Leave out the pictures and repeat the data exactly.
--- Material provided ---
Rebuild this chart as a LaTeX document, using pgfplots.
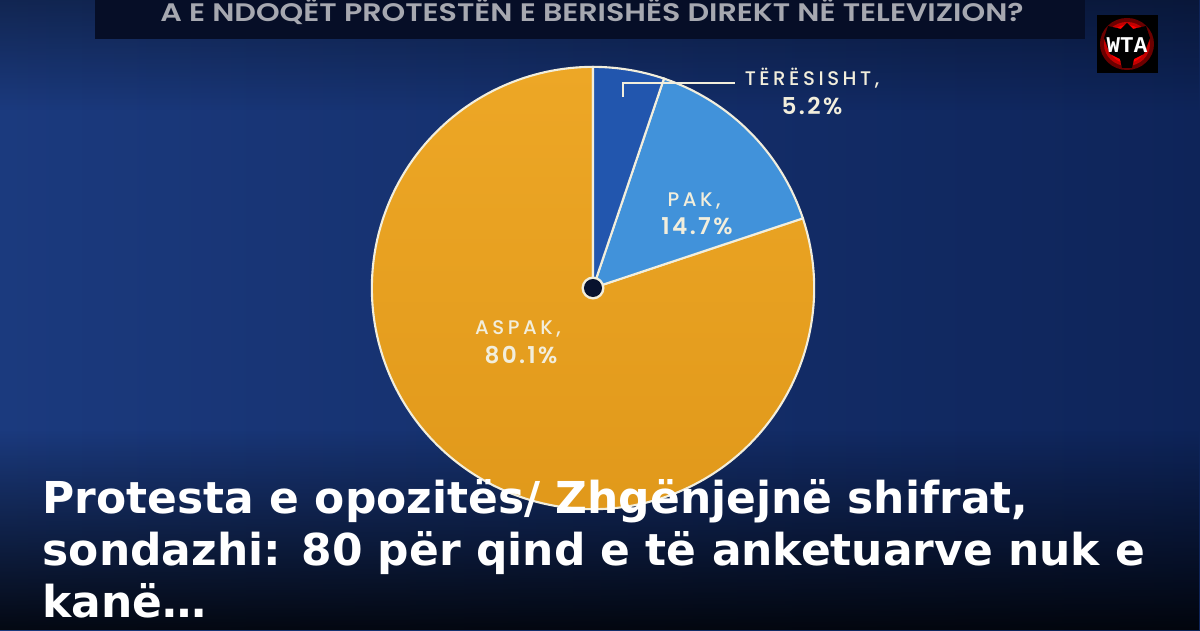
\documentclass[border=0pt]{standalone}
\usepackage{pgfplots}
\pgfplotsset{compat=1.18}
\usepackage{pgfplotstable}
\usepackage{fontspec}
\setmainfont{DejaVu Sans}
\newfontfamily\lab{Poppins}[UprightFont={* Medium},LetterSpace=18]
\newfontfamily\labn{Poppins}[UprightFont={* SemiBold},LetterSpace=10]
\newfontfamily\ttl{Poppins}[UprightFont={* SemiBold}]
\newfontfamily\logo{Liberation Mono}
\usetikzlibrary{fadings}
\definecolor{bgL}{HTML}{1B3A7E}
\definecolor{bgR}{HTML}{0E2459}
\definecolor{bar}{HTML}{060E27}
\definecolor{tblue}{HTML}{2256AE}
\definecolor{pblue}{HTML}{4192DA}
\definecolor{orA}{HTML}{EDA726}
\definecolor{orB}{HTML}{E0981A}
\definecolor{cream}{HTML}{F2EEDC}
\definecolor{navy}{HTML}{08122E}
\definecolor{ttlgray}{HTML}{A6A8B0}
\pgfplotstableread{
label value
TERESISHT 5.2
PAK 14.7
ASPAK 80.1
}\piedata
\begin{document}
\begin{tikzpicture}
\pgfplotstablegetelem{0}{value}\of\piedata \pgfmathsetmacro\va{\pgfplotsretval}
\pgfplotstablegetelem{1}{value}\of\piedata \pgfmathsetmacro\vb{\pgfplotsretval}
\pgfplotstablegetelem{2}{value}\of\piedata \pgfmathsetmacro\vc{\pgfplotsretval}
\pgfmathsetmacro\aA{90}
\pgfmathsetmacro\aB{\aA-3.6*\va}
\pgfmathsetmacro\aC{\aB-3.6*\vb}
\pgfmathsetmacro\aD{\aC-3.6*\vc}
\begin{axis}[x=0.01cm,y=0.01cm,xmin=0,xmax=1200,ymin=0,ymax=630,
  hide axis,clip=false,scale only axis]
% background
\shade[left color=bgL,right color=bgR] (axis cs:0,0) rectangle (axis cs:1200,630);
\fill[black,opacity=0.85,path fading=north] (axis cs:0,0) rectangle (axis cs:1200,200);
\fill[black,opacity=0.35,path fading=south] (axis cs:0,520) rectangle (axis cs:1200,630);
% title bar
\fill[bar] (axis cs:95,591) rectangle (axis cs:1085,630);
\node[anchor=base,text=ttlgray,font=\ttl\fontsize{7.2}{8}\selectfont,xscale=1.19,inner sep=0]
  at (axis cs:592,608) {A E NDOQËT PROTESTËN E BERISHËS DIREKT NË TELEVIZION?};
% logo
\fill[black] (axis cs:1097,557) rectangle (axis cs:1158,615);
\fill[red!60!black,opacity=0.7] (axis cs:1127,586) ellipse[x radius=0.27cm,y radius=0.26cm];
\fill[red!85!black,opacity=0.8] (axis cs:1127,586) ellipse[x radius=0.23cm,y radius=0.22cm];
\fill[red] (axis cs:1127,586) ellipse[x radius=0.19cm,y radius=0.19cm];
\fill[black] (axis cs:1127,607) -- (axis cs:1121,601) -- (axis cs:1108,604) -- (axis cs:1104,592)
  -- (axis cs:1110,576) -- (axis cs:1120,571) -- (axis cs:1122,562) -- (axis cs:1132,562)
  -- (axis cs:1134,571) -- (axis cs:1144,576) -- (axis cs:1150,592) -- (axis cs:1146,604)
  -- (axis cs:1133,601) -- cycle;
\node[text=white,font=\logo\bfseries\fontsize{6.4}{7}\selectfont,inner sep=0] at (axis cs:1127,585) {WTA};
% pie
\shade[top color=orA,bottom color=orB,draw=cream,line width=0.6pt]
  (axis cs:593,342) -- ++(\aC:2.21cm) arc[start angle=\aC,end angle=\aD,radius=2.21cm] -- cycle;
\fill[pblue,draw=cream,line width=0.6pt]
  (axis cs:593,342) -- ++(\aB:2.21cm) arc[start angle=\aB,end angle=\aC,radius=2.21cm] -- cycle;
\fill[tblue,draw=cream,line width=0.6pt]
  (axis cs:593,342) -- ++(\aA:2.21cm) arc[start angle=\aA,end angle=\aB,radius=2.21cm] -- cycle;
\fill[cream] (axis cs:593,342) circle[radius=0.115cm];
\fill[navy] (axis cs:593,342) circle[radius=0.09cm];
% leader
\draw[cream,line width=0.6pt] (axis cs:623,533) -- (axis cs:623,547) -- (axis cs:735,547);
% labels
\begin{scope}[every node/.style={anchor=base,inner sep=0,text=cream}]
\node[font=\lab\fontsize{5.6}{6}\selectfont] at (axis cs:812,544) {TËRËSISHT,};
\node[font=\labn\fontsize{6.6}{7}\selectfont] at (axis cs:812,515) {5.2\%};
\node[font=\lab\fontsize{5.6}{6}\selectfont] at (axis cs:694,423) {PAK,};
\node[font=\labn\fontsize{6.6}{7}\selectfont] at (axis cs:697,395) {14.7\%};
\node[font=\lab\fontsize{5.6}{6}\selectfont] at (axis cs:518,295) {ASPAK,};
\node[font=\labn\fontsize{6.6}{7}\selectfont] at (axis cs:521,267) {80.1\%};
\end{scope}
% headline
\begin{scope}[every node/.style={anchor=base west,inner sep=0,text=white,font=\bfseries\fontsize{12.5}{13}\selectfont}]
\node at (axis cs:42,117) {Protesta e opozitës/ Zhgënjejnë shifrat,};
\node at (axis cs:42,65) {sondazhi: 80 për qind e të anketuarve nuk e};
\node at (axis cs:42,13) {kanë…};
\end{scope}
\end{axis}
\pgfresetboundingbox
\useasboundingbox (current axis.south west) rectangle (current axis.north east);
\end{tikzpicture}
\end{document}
---
> _Correct result_:
Rebuild this chart as a LaTeX document, using pgfplots.
\documentclass[border=0pt]{standalone}
\usepackage{pgfplots}
\pgfplotsset{compat=1.18}
\usepackage{pgfplotstable}
\usepackage{fontspec}
\setmainfont{DejaVu Sans}
\newfontfamily\lab{Poppins}[UprightFont={* Medium},LetterSpace=18]
\newfontfamily\labn{Poppins}[UprightFont={* SemiBold},LetterSpace=10]
\newfontfamily\ttl{Poppins}[UprightFont={* SemiBold}]
\newfontfamily\logo{Liberation Mono}
\usetikzlibrary{fadings}
\definecolor{bgL}{HTML}{1B3A7E}
\definecolor{bgR}{HTML}{0E2459}
\definecolor{bar}{HTML}{060E27}
\definecolor{tblue}{HTML}{2256AE}
\definecolor{pblue}{HTML}{4192DA}
\definecolor{orA}{HTML}{EDA726}
\definecolor{orB}{HTML}{E0981A}
\definecolor{cream}{HTML}{F2EEDC}
\definecolor{navy}{HTML}{08122E}
\definecolor{ttlgray}{HTML}{A6A8B0}
\pgfplotstableread{
label value
TERESISHT 5.2
PAK 14.7
ASPAK 80.1
}\piedata
\begin{document}
\begin{tikzpicture}
\pgfplotstablegetelem{0}{value}\of\piedata \pgfmathsetmacro\va{\pgfplotsretval}
\pgfplotstablegetelem{1}{value}\of\piedata \pgfmathsetmacro\vb{\pgfplotsretval}
\pgfplotstablegetelem{2}{value}\of\piedata \pgfmathsetmacro\vc{\pgfplotsretval}
\pgfmathsetmacro\aA{90}
\pgfmathsetmacro\aB{\aA-3.6*\va}
\pgfmathsetmacro\aC{\aB-3.6*\vb}
\pgfmathsetmacro\aD{\aC-3.6*\vc}
\begin{axis}[x=0.01cm,y=0.01cm,xmin=0,xmax=1200,ymin=0,ymax=630,
  hide axis,clip=false,scale only axis]
% background
\shade[left color=bgL,right color=bgR] (axis cs:0,0) rectangle (axis cs:1200,630);
\fill[black,opacity=0.85,path fading=north] (axis cs:0,0) rectangle (axis cs:1200,200);
\fill[black,opacity=0.35,path fading=south] (axis cs:0,520) rectangle (axis cs:1200,630);
% title bar
\fill[bar] (axis cs:95,591) rectangle (axis cs:1085,630);
\node[anchor=base,text=ttlgray,font=\ttl\fontsize{7.2}{8}\selectfont,xscale=1.19,inner sep=0]
  at (axis cs:592,608) {A E NDOQËT PROTESTËN E BERISHËS DIREKT NË TELEVIZION?};
% logo
\fill[black] (axis cs:1097,557) rectangle (axis cs:1158,615);
\fill[red!60!black,opacity=0.7] (axis cs:1127,586) ellipse[x radius=0.27cm,y radius=0.26cm];
\fill[red!85!black,opacity=0.8] (axis cs:1127,586) ellipse[x radius=0.23cm,y radius=0.22cm];
\fill[red] (axis cs:1127,586) ellipse[x radius=0.19cm,y radius=0.19cm];
\fill[black] (axis cs:1127,607) -- (axis cs:1121,601) -- (axis cs:1108,604) -- (axis cs:1104,592)
  -- (axis cs:1110,576) -- (axis cs:1120,571) -- (axis cs:1122,562) -- (axis cs:1132,562)
  -- (axis cs:1134,571) -- (axis cs:1144,576) -- (axis cs:1150,592) -- (axis cs:1146,604)
  -- (axis cs:1133,601) -- cycle;
\node[text=white,font=\logo\bfseries\fontsize{6.4}{7}\selectfont,inner sep=0] at (axis cs:1127,585) {WTA};
% pie
\shade[top color=orA,bottom color=orB,draw=cream,line width=0.6pt]
  (axis cs:593,342) -- ++(\aC:2.21cm) arc[start angle=\aC,end angle=\aD,radius=2.21cm] -- cycle;
\fill[pblue,draw=cream,line width=0.6pt]
  (axis cs:593,342) -- ++(\aB:2.21cm) arc[start angle=\aB,end angle=\aC,radius=2.21cm] -- cycle;
\fill[tblue,draw=cream,line width=0.6pt]
  (axis cs:593,342) -- ++(\aA:2.21cm) arc[start angle=\aA,end angle=\aB,radius=2.21cm] -- cycle;
\fill[cream] (axis cs:593,342) circle[radius=0.115cm];
\fill[navy] (axis cs:593,342) circle[radius=0.09cm];
% leader
\draw[cream,line width=0.6pt] (axis cs:623,533) -- (axis cs:623,547) -- (axis cs:735,547);
% labels
\begin{scope}[every node/.style={anchor=base,inner sep=0,text=cream}]
\node[font=\lab\fontsize{5.6}{6}\selectfont] at (axis cs:812,544) {TËRËSISHT,};
\node[font=\labn\fontsize{6.6}{7}\selectfont] at (axis cs:812,515) {5.2\%};
\node[font=\lab\fontsize{5.6}{6}\selectfont] at (axis cs:694,423) {PAK,};
\node[font=\labn\fontsize{6.6}{7}\selectfont] at (axis cs:697,395) {14.7\%};
\node[font=\lab\fontsize{5.6}{6}\selectfont] at (axis cs:518,295) {ASPAK,};
\node[font=\labn\fontsize{6.6}{7}\selectfont] at (axis cs:521,267) {80.1\%};
\end{scope}
% headline
\begin{scope}[every node/.style={anchor=base west,inner sep=0,text=white,font=\bfseries\fontsize{12.5}{13}\selectfont}]
\node at (axis cs:42,117) {Protesta e opozitës/ Zhgënjejnë shifrat,};
\node at (axis cs:42,65) {sondazhi: 80 për qind e të anketuarve nuk e};
\node at (axis cs:42,13) {kanë…};
\end{scope}
\end{axis}
\pgfresetboundingbox
\useasboundingbox (current axis.south west) rectangle (current axis.north east);
\end{tikzpicture}
\end{document}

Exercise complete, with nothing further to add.